Some folks are natural born storytellers. Whether holding down the end of the bar in a hole-in-the-wall dive, or sitting around a campfire under a star-filled sky, when they start telling a story, every person within earshot hushes and strains forward, hanging on every word. The really good ones, the best ones, can weave castles in the sky, can coax a laugh from your belly and tears from your eyes, with just a few well-chosen words.
Natural born storytellers are rare. Even more rare is when one of them is also an excellent writer. This may sound counterintuitive. Dave, you may be thinking, aren’t all writers natural born storytellers? Thing is, I don’t think so. There are many wonderful writers, authors at the top of their craft, who I suspect would not be able to hold the attention of a bar full of drunks. They have learned to write, to tell a story, but they are not natural born storytellers.
Joe R. Lansdale, I suspect, would have those drunks hanging on every word.
Radiant Apples, his newest novel, is a masterclass in storytelling. Lansdale writes compelling crime novels, horror, fantasy, westerns, and probably shopping lists. Radiant Apples is a western, set in the very early 1900s. The main character and narrator, Nat Love, is now a fifty-something African American porter on a Pullman train, but he’s led an exciting, colorful life. Known as Deadwood Dick in his younger years, his past exploits as a buffalo soldier, bounty hunter, and Marshal for Hanging Judge Parker have been recounted in dime novels (somehow without mentioning that he was black).

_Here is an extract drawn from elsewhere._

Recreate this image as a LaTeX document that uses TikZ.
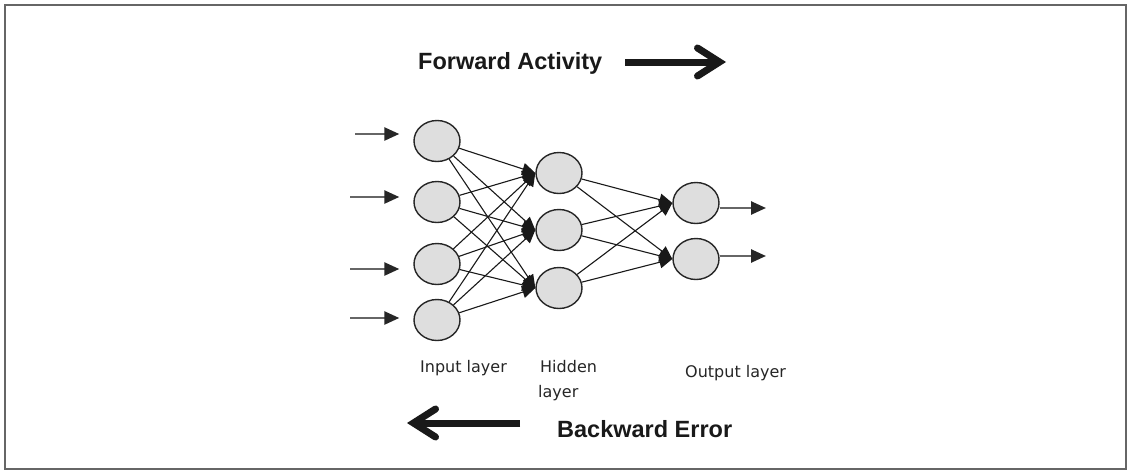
\documentclass[tikz,border=0pt]{standalone}
\usepackage{fontspec}
\setmainfont{DejaVu Sans}
\newfontfamily\headfont{Liberation Sans}
\usetikzlibrary{arrows.meta,shapes.geometric}

\begin{document}
\begin{tikzpicture}[x=1pt,y=-1pt,
  neuron/.style={ellipse, draw=black!85, line width=1.4pt, fill=black!13,
    minimum width=46pt, minimum height=41pt, inner sep=0pt},
  link/.style={draw=black!90, line width=1.1pt,
    -{Triangle[length=13pt,width=12pt]}},
  feed/.style={draw=black!60, line width=2.5pt,
    -{Triangle[length=15pt,width=13pt,color=black!85]}},
  bigarrow/.style={draw=black!90, line width=7pt,
    -{Straight Barb[length=22pt,width=28pt,line cap=round]}},
  layerlabel/.style={anchor=base west, inner sep=0pt, text=black!85,
    font=\fontsize{16}{18}\selectfont},
  headline/.style={anchor=base west, inner sep=0pt, text=black!90,
    font=\headfont\bfseries\fontsize{23.5}{26}\selectfont}
]
% canvas and frame
\useasboundingbox (0,0) rectangle (1129,471);
\fill[white] (0,0) rectangle (1129,471);
\draw[black!60, line width=1.5pt] (5,5) rectangle (1126,469);

% neurons
\node[neuron] (i1) at (437,141) {};
\node[neuron] (i2) at (437,202) {};
\node[neuron] (i3) at (437,264) {};
\node[neuron] (i4) at (437,320) {};
\node[neuron] (h1) at (559,173) {};
\node[neuron] (h2) at (559,230) {};
\node[neuron] (h3) at (559,288) {};
\node[neuron] (o1) at (696,203) {};
\node[neuron] (o2) at (696,259) {};

% input -> hidden
\foreach \a in {i1,i2,i3,i4}
  \foreach \b in {h1,h2,h3}
    \draw[link] (\a) -- (\b.west);
% hidden -> output
\foreach \a in {h1,h2,h3}
  \foreach \b in {o1,o2}
    \draw[link] (\a) -- (\b.west);

% external inputs
\coordinate (s1) at (355,134);
\coordinate (s2) at (350,197);
\coordinate (s3) at (350,269);
\coordinate (s4) at (350,318);
\foreach \k in {1,2,3,4}
  \draw[feed, shorten >=14pt] (s\k) -- (s\k -| i\k.west);

% outputs
\coordinate (t1) at (766,208);
\coordinate (t2) at (766,256);
\draw[feed] (o1.east |- t1) -- (t1);
\draw[feed] (o2.east |- t2) -- (t2);

% layer labels
\node[layerlabel] (lin) at (420,372) {Input layer};
\node[layerlabel] (lhid) at (540,372.5) {Hidden};
\node[layerlabel] (lhid2) at (538,397) {layer};
\node[layerlabel] (lout) at (685,377) {Output layer};

% direction of activity and error
\node[headline] (fwd) at (418,69.5) {Forward Activity};
\coordinate (fs) at (625,62);
\coordinate (fe) at (726,62);
\draw[bigarrow] (fs) -- (fe);

\node[headline] (bwd) at (557,437.5) {Backward Error};
\coordinate (bs) at (520,423);
\coordinate (be) at (407,423);
\draw[bigarrow] (bs) -- (be);
\end{tikzpicture}
\end{document}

Nat is settled in his current, uneventful life, until the train he’s working on is robbed by the Radiant Apple gang, a relatively inept but violent and just plain mean group of miscreants. Due in part to his former life, Nat gets hired to bring the gang in. He and his old running buddy, Choctaw, hit the road in pursuit. They’re both older, out of practice, and maybe a little slower on the draw. Lansdale orchestrates the climax of the novel, a gun battle on the streets of a corrupt Oklahoma town, like a true maestro.
Through Nat’s words, Lansdale brings all the gun play and danger in the wild and wooly west to vivid, breathtaking life. Nat may be a might cantankerous, but he’s also got more than his share of hard-won wisdom. Lansdale captures Nat’s voice perfectly, and Choctaw’s as well. They’re both funny, inappropriate as hell, and full of piss and vinegar. They may be rode hard and put away wet, but they’re honorable men, which doesn’t mean they’re not willing to kill men in need of killing.
Because this is Lansdale, you know he’ll have some things to say about race. Nat is black and Choctaw is biracial, black and American Indian, and Lansdale doesn’t shy away from the indignities they’ve suffered. As always, he’s clear-eyed and matter of fact.
Radiant Apples is Lansdale at his best, spinning a thrilling yarn that will keep you enthralled from first page to last. It releases November 30th, but do yourself a favor and pre-order this one. It’s special.